Time blocks that protect deep work
Schedule two daily focus blocks when energy is highest—mornings or late evenings—with devices on Do Not Disturb and only required tabs open. Keep a visible timer and a single-task checklist; if context switches happen, note them and return after the block ends.
Cadence for core IT skills
- Theory: 45 minutes of targeted reading or lectures followed by 15 minutes of recall notes.
- Practice: 60–90 minutes for coding labs, DSA sets, or DevOps drills with a clear “definition of done” (tests pass, CI green, README updated).
- Review: 15 minutes to summarize what you learned, bugs hit, and next steps so context is ready for tomorrow.
Spaced repetition for retention
Use short daily reviews at 1, 3, 7, and 21 days for key concepts—algorithms, commands, formulas—so exam and interview prep stays fresh. Convert flashcards from your own bugs, commands, and pitfalls; self-made material sticks better than generic decks.
Plan projects like sprints
Treat each week as a mini sprint: set outcomes on Monday, demo something Friday, and write a 5-bullet retrospective. Keep tasks in a simple board (To Do, Doing, Done); limit work-in-progress to avoid half-finished work across many areas.
Control distractions and context switches
Turn off non-essential notifications, keep a “later list” for thoughts that pop up mid-focus, and batch messages at specific times. Close loops daily by logging open issues and next actions so you don’t carry mental load into the next session.

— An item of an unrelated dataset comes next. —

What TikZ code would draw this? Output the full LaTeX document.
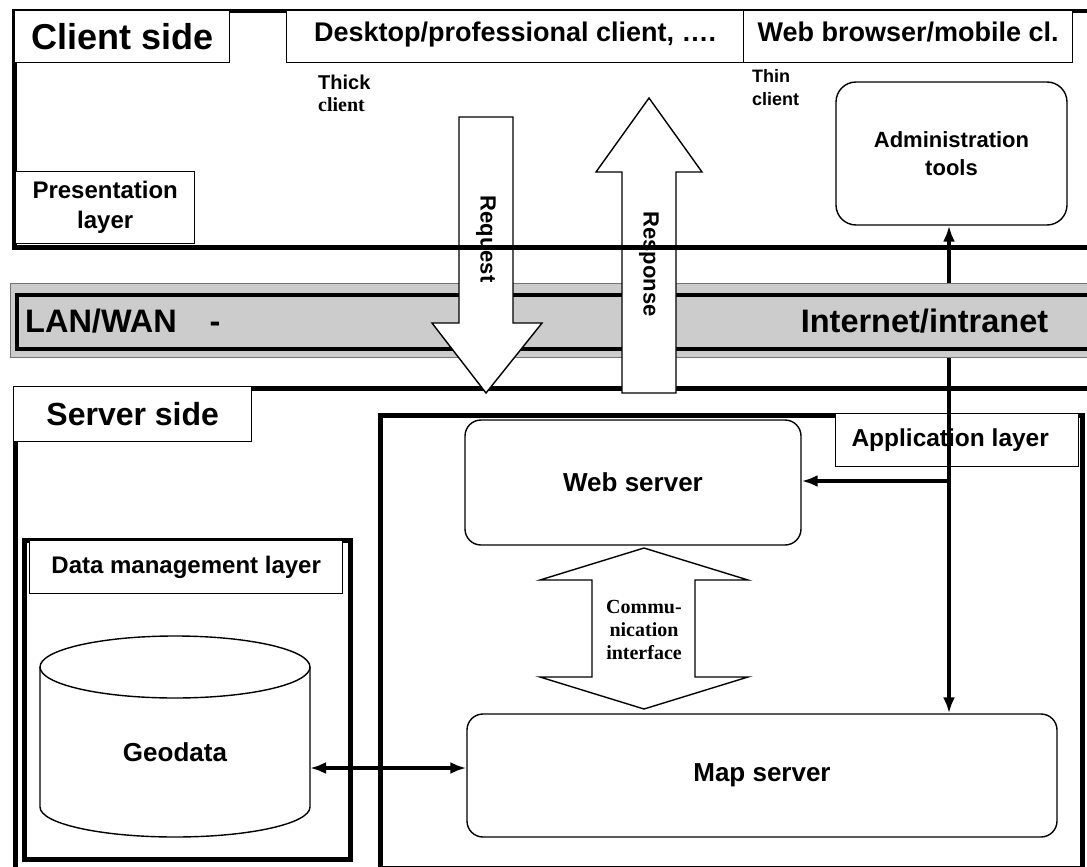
\documentclass[tikz,border=0pt]{standalone}
\usepackage{fontspec}
\setmainfont{Liberation Serif}
\setsansfont{Liberation Sans}
\usetikzlibrary{arrows.meta}
\begin{document}
\begin{tikzpicture}[x=1pt,y=-1pt,
  frame/.style={draw, line width=4.5pt, inner sep=0pt},
  lbl/.style={draw, line width=1.4pt, fill=white, inner sep=0pt, align=center},
  rbox/.style={draw, line width=1.4pt, fill=white, inner sep=0pt, align=center, rounded corners=16pt},
  blockarrow/.style={draw, line width=1.4pt, fill=white, line join=miter},
  conn/.style={line width=3.2pt, -{Latex[length=16pt,width=12pt]}},
  dconn/.style={line width=3.2pt, {Latex[length=16pt,width=12pt]}-{Latex[length=16pt,width=12pt]}},
  txt/.style={inner sep=0pt, align=center}]
\useasboundingbox (0,0) rectangle (1087,867);
\clip (0,0) rectangle (1087,867);
\fill[white] (0,0) rectangle (1087,867);

% ---------- server side ----------
\node[frame, anchor=north west, minimum width=1200pt, minimum height=600pt] (server) at (13,386) {};
\node[lbl, anchor=north west, minimum width=238pt, minimum height=55pt,
  font=\sffamily\bfseries\fontsize{32}{36}\selectfont] (serverlbl) at (13,386) {Server side};

% data management layer
\node[frame, anchor=north west, minimum width=326pt, minimum height=319pt] (data) at (22,538) {};
\node[lbl, anchor=north west, minimum width=313pt, minimum height=53pt,
  font=\sffamily\bfseries\fontsize{24}{28}\selectfont] (datalbl) at (29,540) {Data management layer};
\draw[line width=1.4pt, fill=white] (40,667) -- (40,807)
  arc[start angle=180, end angle=360, x radius=135pt, y radius=30pt] -- (310,667);
\draw[line width=1.4pt, fill=white] (175,667) ellipse [x radius=135pt, y radius=31pt];
\node[txt, font=\sffamily\bfseries\fontsize{26}{30}\selectfont] (geo) at (175,752) {Geodata};
\coordinate (geoE) at (310,768);

% application layer
\node[frame, anchor=north west, minimum width=702pt, minimum height=453pt] (app) at (378,413) {};
\node[lbl, anchor=north west, minimum width=243pt, minimum height=53pt,
  font=\sffamily\bfseries\fontsize{24.5}{28}\selectfont] (applbl) at (835,413) {Application layer\hspace*{14pt}};
\node[rbox, minimum width=336pt, minimum height=125pt,
  font=\sffamily\bfseries\fontsize{26}{30}\selectfont] (web) at (633,482.5) {Web server};
\node[rbox, minimum width=590pt, minimum height=123pt,
  font=\sffamily\bfseries\fontsize{26}{30}\selectfont] (map) at (762,775.5) {Map server};

% communication interface (double block arrow)
\draw[blockarrow] (644,548) -- (748,580) -- (695,580) -- (695,677) -- (748,677) -- (644,709)
  -- (540,677) -- (592,677) -- (592,580) -- (540,580) -- cycle;
\node[txt, font=\rmfamily\bfseries\fontsize{20}{23}\selectfont] (comm) at (644,630) {Commu-\\nication\\interface};

% connectors
\coordinate (vx) at (949,481);
\draw[dconn, line width=4pt] (geoE) -- (map.west |- geoE);
\draw[conn] (vx) -- (web.east |- vx);

% ---------- admin box + vertical connector ----------
\node[rbox, rounded corners=20pt, minimum width=231pt, minimum height=143pt,
  font=\sffamily\bfseries\fontsize{22}{28}\selectfont] (admin) at (951.5,153.5) {Administration\\tools};
\draw[dconn] (admin.south -| vx) -- (map.north -| vx);

% ---------- LAN/WAN band ----------
\node[draw=black!55, line width=0.8pt, fill=black!20, anchor=north west, inner sep=0pt,
  minimum width=1200pt, minimum height=74pt] (bandout) at (10,283) {};
\node[frame, line width=4pt, anchor=north west, minimum width=1200pt, minimum height=54pt] (band) at (15,293) {};
\node[txt, anchor=base west, font=\sffamily\bfseries\fontsize{32.5}{36}\selectfont] (lan) at (25,332) {LAN/WAN};
\node[txt, anchor=base, font=\sffamily\bfseries\fontsize{32.5}{36}\selectfont] (dash) at (215,332) {-};
\node[txt, anchor=base, font=\sffamily\bfseries\fontsize{32.5}{36}\selectfont] (inet) at (924.5,332) {Internet/intranet};

% ---------- request / response ----------
\draw[blockarrow] (459,117) -- (513,117) -- (513,323) -- (542,323) -- (486,393) -- (432,323) -- (459,323) -- cycle;
\node[txt, rotate=-90, font=\sffamily\bfseries\fontsize{22}{26}\selectfont] (req) at (486,239) {Request};
\draw[blockarrow] (622,393) -- (676,393) -- (676,172) -- (702,172) -- (649,98) -- (596,172) -- (622,172) -- cycle;
\node[txt, rotate=-90, font=\sffamily\bfseries\fontsize{22}{26}\selectfont] (resp) at (649,264) {Response};

% ---------- client side ----------
\node[frame, anchor=north west, minimum width=1200pt, minimum height=236pt] (client) at (12,9) {};
\node[lbl, anchor=north west, minimum width=215pt, minimum height=52pt,
  font=\sffamily\bfseries\fontsize{36}{40}\selectfont] (clientlbl) at (14,10) {Client side};
\node[lbl, anchor=north west, minimum width=457pt, minimum height=52pt,
  font=\sffamily\bfseries\fontsize{27}{31}\selectfont] (desktop) at (286,10) {Desktop/professional client, ….\rule[-9pt]{0pt}{0pt}};
\node[lbl, anchor=north west, minimum width=329pt, minimum height=52pt,
  font=\sffamily\bfseries\fontsize{27}{31}\selectfont] (browser) at (743,10) {Web browser/mobile cl.\rule[-9pt]{0pt}{0pt}};
\node[txt, anchor=north west, align=left, font=\sffamily\bfseries\fontsize{20}{22}\selectfont] (thick) at (318,75) {Thick\\{\rmfamily client}};
\node[txt, anchor=north west, align=left, font=\sffamily\bfseries\fontsize{18}{23}\selectfont] (thin) at (752,69) {Thin\\client};
\node[lbl, anchor=north west, minimum width=179pt, minimum height=72pt,
  font=\sffamily\bfseries\fontsize{24}{30}\selectfont] (pres) at (15,171) {Presentation\\layer};
\end{tikzpicture}
\end{document}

Balance coursework, DSA, and portfolio
Allocate fixed slots: for example, 50% coursework/labs, 25% DSA or core CS, 25% portfolio/capstone. Tie DSA problems to patterns you’re studying (two-pointer, DP, graphs), and tie portfolio tasks to job-ready artifacts like tests, CI, and deployment.

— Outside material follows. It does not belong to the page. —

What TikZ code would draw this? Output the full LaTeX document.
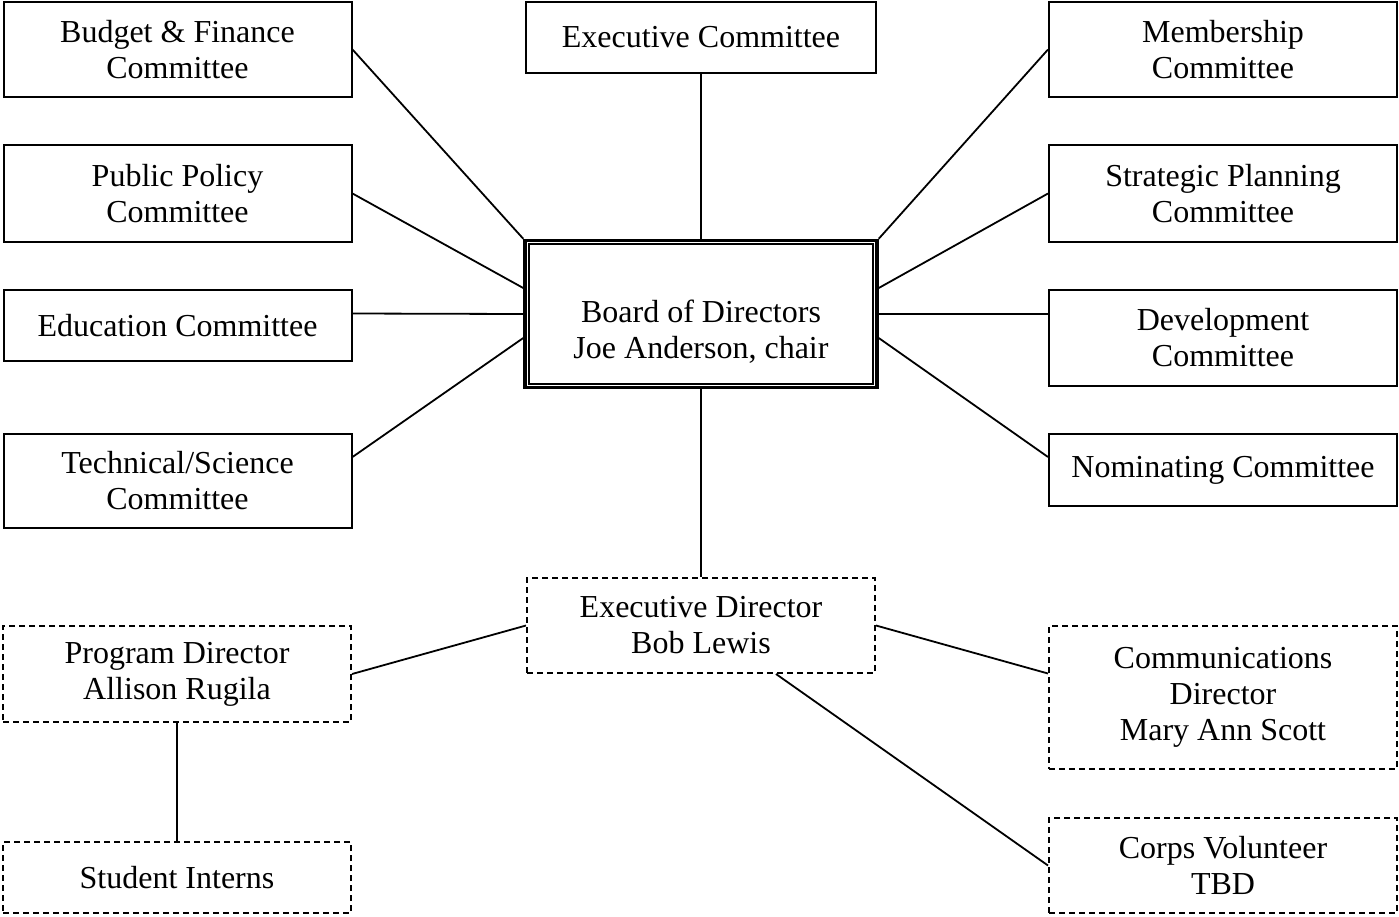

Energy and health routines
Stack study after a short trigger—water, 5-minute walk, and desk setup—to signal the brain it’s focus time. Use 50/10 or 90/15 intervals, light snacks, and eye breaks; end blocks with a quick stretch to avoid burnout and keep consistency high.
Exam and interview alignment
For exams, make a one-page formula or concept sheet per subject and rehearse with past papers under time constraints. For interviews, practice one daily behavioral story (context–action–result) and 30 minutes of problems, then review errors and add them to your spaced repetition.
Weekly review template (30 minutes)
- What shipped: list artifacts and links (repo, notes, demo).
- Bottlenecks: identify one root cause (tooling, unclear spec, distractions) and a single change for next week.
- Priorities: pick 1–3 outcomes for the coming week and time-block them on your calendar now.
Collaboration and accountability
Study with a partner for code reviews and mock interviews; schedule a weekly 15-minute demo to a friend or mentor. Publicly log progress in a README or short posts—external visibility raises follow-through.
Tooling that helps without overhead
Use one calendar, one task board, and one note system; avoid switching tools often. Automate recurring steps with templates for READMEs, ADRs, and postmortems so starting work is fast and consistent.
Common pitfalls and fixes
- Overplanning without shipping: require a demo every Friday, even if small, to bias toward completion.
- Multitasking across many subjects: limit to two focus areas per day to preserve depth.
- Ignoring recovery: schedule a weekly rest half-day; recovery protects long-term consistency better than marathon sessions.
A simple, repeatable cadence—clear weekly outcomes, protected deep-work blocks, and a tight review loop—will let you cover courses, build a portfolio, and prep for interviews without burning out, turning effort into visible, career-ready progress.